The CCDM is the standardized schema for every customer related signal. It ingests information from sales tools, marketing automation, product usage systems, customer support platforms, billing, finance, and anything that touches the customer. It does not try to replace those tools. It harmonizes them.

The CCDM defines the core concepts of GTM.

  • Accounts and contacts
  • Opportunities and products
  • Interactions across calls, emails, meetings, tickets, and product events
  • States such as intent, momentum, risk, health, and forecast readiness
  • Relationships including buying groups, influence maps, and escalation paths

The CCDM becomes the shared language that every revenue team uses to understand the customer lifecycle.

Where the CCDM Fits

The model sits above your existing systems, ingesting signals continuously and mapping them into one cohesive structure. Every workflow, automation, forecast, and leadership view sits on top of this model. It acts as the source of truth for GTM logic, the same way the CMDB became the substrate for IT operations.

What the CCDM Impacts

The shift is more than structural. It changes how entire revenue teams behave.

  • Consistent definitions across functions
  • One place where AI can reason across the entire funnel
  • Clear lineage for every customer state
  • Reliable inputs for automation and forecasting
  • A substrate that enables cross functional orchestration

Who Owns the CCDM

RevOps owns the CCDM the same way IT owns the CMDB. The organization aligns around its definitions, but the system maintains accuracy rather than asking reps to manage it manually.

Revenue has never had this before. Without it, no GTM automation could ever operate safely at scale.
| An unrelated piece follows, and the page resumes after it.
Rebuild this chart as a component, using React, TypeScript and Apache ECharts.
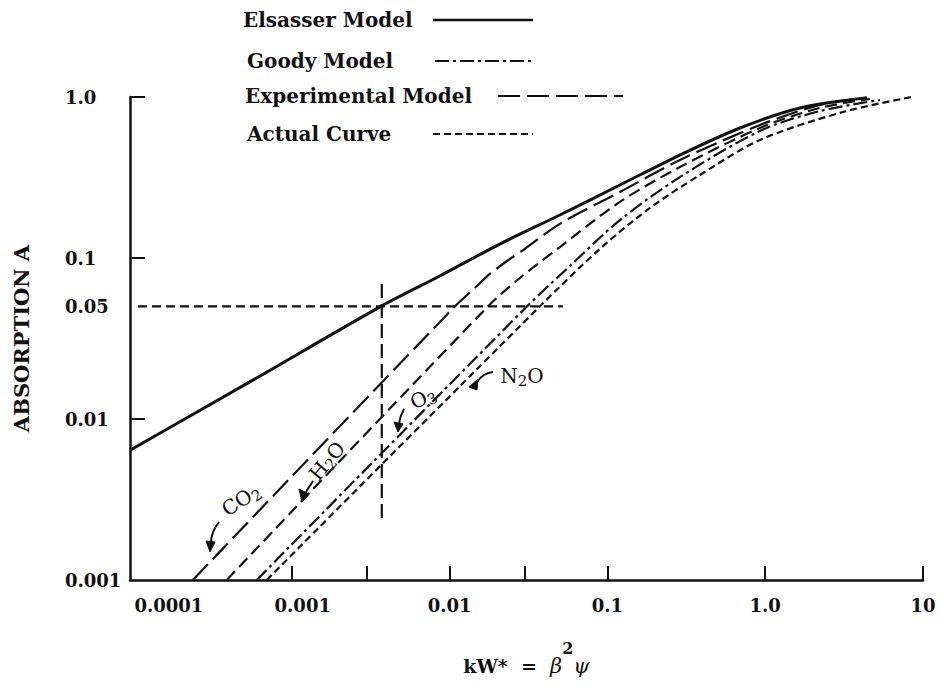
import React, { useEffect, useRef } from 'react';
import * as echarts from 'echarts';

// ---- axis ranges & ticks ----
const X_MIN = 0.0000944;
const X_MAX = 10;
const Y_MIN = 0.001;
const Y_MAX = 1;

const xLabelValues = [0.0001, 0.001, 0.01, 0.1, 1, 10];
const xTickValues = [0.001, 0.003, 0.01, 0.03, 0.1, 1, 10];
const yLabelValues = [0.001, 0.01, 0.05, 0.1, 1];
const yTickValues = [0.01, 0.1, 1];

const legendNames = ['Elsasser Model', 'Goody Model', 'Experimental Model', 'Actual Curve'];

// ---- curves (kW*, absorption A) ----
const elsasserX = [0.0000944, 0.000542, 0.00372, 0.00867, 0.0208, 0.05, 0.12, 0.288, 0.692, 1.66, 4.42];
const elsasserY = [0.0064, 0.017, 0.0504, 0.0773, 0.122, 0.185, 0.284, 0.436, 0.642, 0.855, 0.99];

const co2X = [0.000236, 0.0108, 0.01445, 0.018, 0.0231, 0.03, 0.05, 0.12, 0.288, 0.926, 2.22, 4.11];
const co2Y = [0.001, 0.05, 0.0651, 0.0796, 0.0958, 0.114, 0.163, 0.257, 0.406, 0.67, 0.892, 0.986];

const h2oX = [0.000387, 0.0175, 0.0279, 0.05, 0.12, 0.288, 0.926, 2.22, 4.61];
const h2oY = [0.001, 0.05, 0.0751, 0.117, 0.223, 0.367, 0.642, 0.855, 0.972];

const o3X = [0.0006, 0.0309, 0.0579, 0.12, 0.288, 0.926, 2.22, 5.34];
const o3Y = [0.001, 0.05, 0.0892, 0.172, 0.318, 0.615, 0.818, 0.958];

const n2oX = [0.000694, 0.0373, 0.0897, 0.186, 0.386, 0.926, 3.11, 8.5];
const n2oY = [0.001, 0.05, 0.114, 0.2045, 0.328, 0.541, 0.807, 1.0];

// reference construction lines
const levelX = [0.000106, 0.0522];
const levelY = [0.05, 0.05];
const markerX = [0.00372, 0.00372];
const markerY = [0.00243, 0.0729];

const INK = '#111';
const SERIF = '"DejaVu Serif", "Liberation Serif", serif';

// line styles
const DASH_ELSASSER: any = 'solid';
const DASH_GOODY = [14, 4, 3, 4];
const DASH_EXPER = [22, 7];
const DASH_ACTUAL = [7, 4];
const DASH_H2O = [12, 6];

const zip = (xs: number[], ys: number[]) => xs.map((x, i) => [x, ys[i]]);
const near = (a: number, b: number) => Math.abs(a - b) / b < 1e-6;
const fmt = (v: number) => {
  if (near(v, 1)) return '1.0';
  if (near(v, 10)) return '10';
  return String(+v.toPrecision(3));
};

const tickFont = { fontFamily: SERIF, fontSize: 18, fontWeight: 'bold' as const, color: INK };

function annText(x: number, y: number, rotDeg: number, text: string) {
  return {
    type: 'text',
    x,
    y,
    rotation: (rotDeg * Math.PI) / 180,
    silent: true,
    style: {
      text,
      align: 'center',
      verticalAlign: 'middle',
      fill: INK,
      fontFamily: SERIF,
      fontSize: 20,
      rich: {
        n: { fontFamily: SERIF, fontSize: 20, fill: INK, verticalAlign: 'middle' },
        s: { fontFamily: SERIF, fontSize: 15, fill: INK, padding: [10, 0, 0, 0], verticalAlign: 'middle' },
      },
    },
  };
}

function arrow(path: number[], head: number[][]) {
  return [
    {
      type: 'bezierCurve',
      silent: true,
      shape: { x1: path[0], y1: path[1], cpx1: path[2], cpy1: path[3], x2: path[4], y2: path[5] },
      style: { stroke: INK, lineWidth: 2, fill: null },
    },
    {
      type: 'polygon',
      silent: true,
      shape: { points: head },
      style: { fill: INK, stroke: INK, lineWidth: 1 },
    },
  ];
}

function legendRow(name: string, textX: number, y: number, lineX0: number, lineX1: number, dash: any, width: number) {
  return [
    {
      type: 'text',
      x: textX,
      y,
      silent: true,
      style: {
        text: name,
        align: 'left',
        verticalAlign: 'middle',
        fill: INK,
        fontFamily: SERIF,
        fontSize: 20,
        fontWeight: 'bold',
      },
    },
    {
      type: 'line',
      silent: true,
      shape: { x1: lineX0, y1: y, x2: lineX1, y2: y },
      style: { stroke: INK, lineWidth: width, lineDash: dash === 'solid' ? null : dash },
    },
  ];
}

function buildOption() {
  const curve = (name: string, xs: number[], ys: number[], type: any, width = 2.2) => ({
    name,
    type: 'line',
    data: zip(xs, ys),
    symbol: 'none',
    smooth: 0.3,
    silent: true,
    lineStyle: { color: INK, width, type },
    itemStyle: { color: INK },
  });

  return {
    animation: false,
    backgroundColor: '#fff',
    grid: { left: 130, right: 18, top: 97, bottom: 115, containLabel: false, outerBoundsMode: 'none' },
    xAxis: {
      type: 'log',
      logBase: 10,
      min: X_MIN,
      max: X_MAX,
      name: '{a|kW*  =  }{g|β}{sup|2}{g|ψ}',
      nameLocation: 'middle',
      nameGap: 60,
      nameTextStyle: {
        color: INK,
        rich: {
          a: { fontFamily: SERIF, fontSize: 19, fontWeight: 'bold', color: INK, verticalAlign: 'middle' },
          g: { fontFamily: SERIF, fontSize: 21, fontStyle: 'italic', color: INK, verticalAlign: 'middle' },
          sup: { fontFamily: SERIF, fontSize: 16, fontWeight: 'bold', color: INK, padding: [0, 0, 36, 0], verticalAlign: 'middle' },
        },
      },
      axisLine: { show: true, lineStyle: { color: INK, width: 2.5 } },
      axisTick: { show: true, inside: true, length: 14, customValues: xTickValues, lineStyle: { color: INK, width: 2 } },
      axisLabel: {
        show: true,
        customValues: xLabelValues,
        margin: 16,
        ...tickFont,
        formatter: (v: number) => {
          const s = fmt(v);
          if (near(v, 0.0001)) return `{p4|${s}}`;
          if (near(v, 0.001)) return `{p3|${s}}`;
          return s;
        },
        rich: {
          p4: { ...tickFont, padding: [0, 0, 0, 70] },
          p3: { ...tickFont, padding: [0, 0, 0, 22] },
        },
      },
      splitLine: { show: false },
      minorTick: { show: false },
    },
    yAxis: {
      type: 'log',
      logBase: 10,
      min: Y_MIN,
      max: Y_MAX,
      name: 'ABSORPTION A',
      nameLocation: 'middle',
      nameRotate: 90,
      nameGap: 98,
      nameTextStyle: { fontFamily: SERIF, fontSize: 21, fontWeight: 'bold', color: INK },
      axisLine: { show: true, lineStyle: { color: INK, width: 2.5 } },
      axisTick: { show: true, inside: true, length: 15, customValues: yTickValues, lineStyle: { color: INK, width: 2 } },
      axisLabel: {
        show: true,
        customValues: yLabelValues,
        align: 'left',
        margin: 65,
        ...tickFont,
        formatter: (v: number) => fmt(v),
      },
      splitLine: { show: false },
      minorTick: { show: false },
    },
    series: [
      curve(legendNames[0], elsasserX, elsasserY, DASH_ELSASSER, 3),
      curve(legendNames[2], co2X, co2Y, DASH_EXPER),
      curve('H₂O', h2oX, h2oY, DASH_H2O),
      curve(legendNames[1], o3X, o3Y, DASH_GOODY),
      curve(legendNames[3], n2oX, n2oY, DASH_ACTUAL),
      { ...curve('A = 0.05', levelX, levelY, [9, 5], 2.2), smooth: false },
      { ...curve('kW* at A = 0.05', markerX, markerY, [14, 6], 2.2), smooth: false },
    ],
    graphic: [
      ...legendRow(legendNames[0], 243, 20, 433, 533, DASH_ELSASSER, 2.6),
      ...legendRow(legendNames[1], 247, 61, 435, 533, DASH_GOODY, 2.2),
      ...legendRow(legendNames[2], 245, 96, 498, 623, DASH_EXPER, 2.2),
      ...legendRow(legendNames[3], 247, 134, 433, 533, DASH_ACTUAL, 2.2),
      annText(241, 500, 33, '{n|CO}{s|2}'),
      annText(327, 461, 50, '{n|H}{s|2}{n|O}'),
      annText(423, 398, 25, '{n|O}{s|3}'),
      annText(522, 376, 0, '{n|N}{s|2}{n|O}'),
      ...arrow([219, 522, 211, 532, 211, 543], [[206, 541], [215, 542], [210, 552]]),
      ...arrow([313, 481, 309, 487, 306, 492], [[299, 489], [309, 494], [302, 502]]),
      ...arrow([404, 409, 400, 416, 399, 424], [[394, 422], [403, 424], [398, 432]]),
      ...arrow([493, 372, 483, 373, 477, 382], [[478, 379], [477, 390], [469, 387]]),
    ],
  };
}

export default function App() {
  const ref = useRef<HTMLDivElement>(null);
  useEffect(() => {
    if (!ref.current) return;
    const chart = echarts.init(ref.current, null, { renderer: 'svg' });
    chart.setOption(buildOption() as any);
    return () => chart.dispose();
  }, []);
  return (
    <div
      ref={ref}
      style={{ position: 'absolute', left: 0, top: 0, width: 941, height: 695, background: '#fff' }}
    />
  );
}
This model makes it possible.

The Living Customer Record

The CRM was always meant to be the home of customer truth, yet it never quite achieved that role. Human maintained data falls out of date within days. Reps ignore fields that do not help them close deals. Managers build shadow spreadsheets. Leaders distrust reports. The system slowly decays.
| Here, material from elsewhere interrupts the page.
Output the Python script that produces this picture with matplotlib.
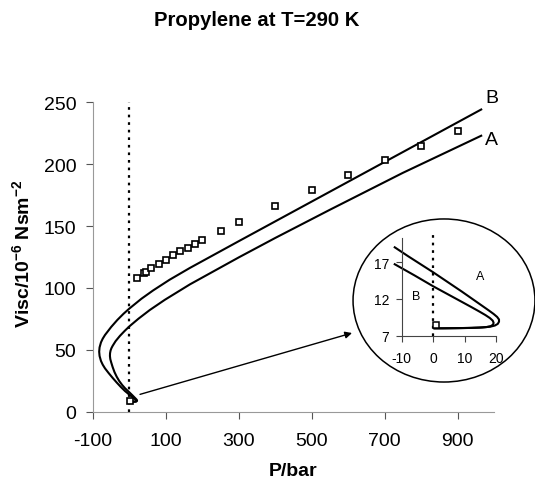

The Living Customer Record replaces the static CRM profile with a self maintained, continuously updated view of every account, contact, and opportunity. It builds itself from signals captured across the entire stack.

What the Living Customer Record Includes

The record collects everything manually maintained CRMs never could.
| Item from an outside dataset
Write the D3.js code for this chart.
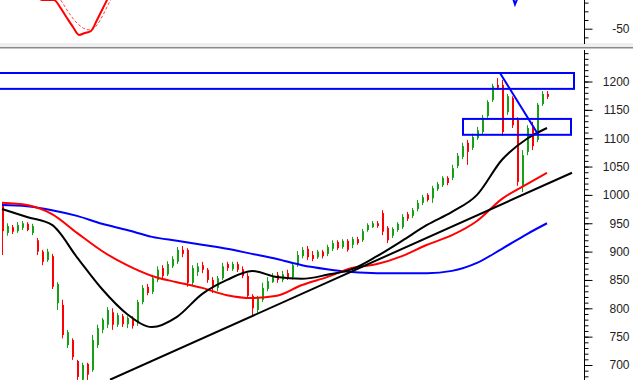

  • A complete interaction timeline with zero manual entry
  • Validation of stakeholders and buying groups
  • Themes, objections, blockers, and competitive pressure
  • Real time states such as risk, momentum, intent, and forecast readiness
  • A working memory of next steps, reasoning, and recommended actions
  • A traceable explanation for every update

It is not a nicer interface on top of Salesforce. It is an entirely new substrate of customer intelligence.

Where It Fits

The CRM remains the reporting surface. GTM Engine becomes the operational brain that maintains the record and feeds the CRM outputs. This separation of responsibilities preserves reporting infrastructure while eliminating the need for human data entry.

What It Impacts

The shift impacts every stage of the revenue lifecycle.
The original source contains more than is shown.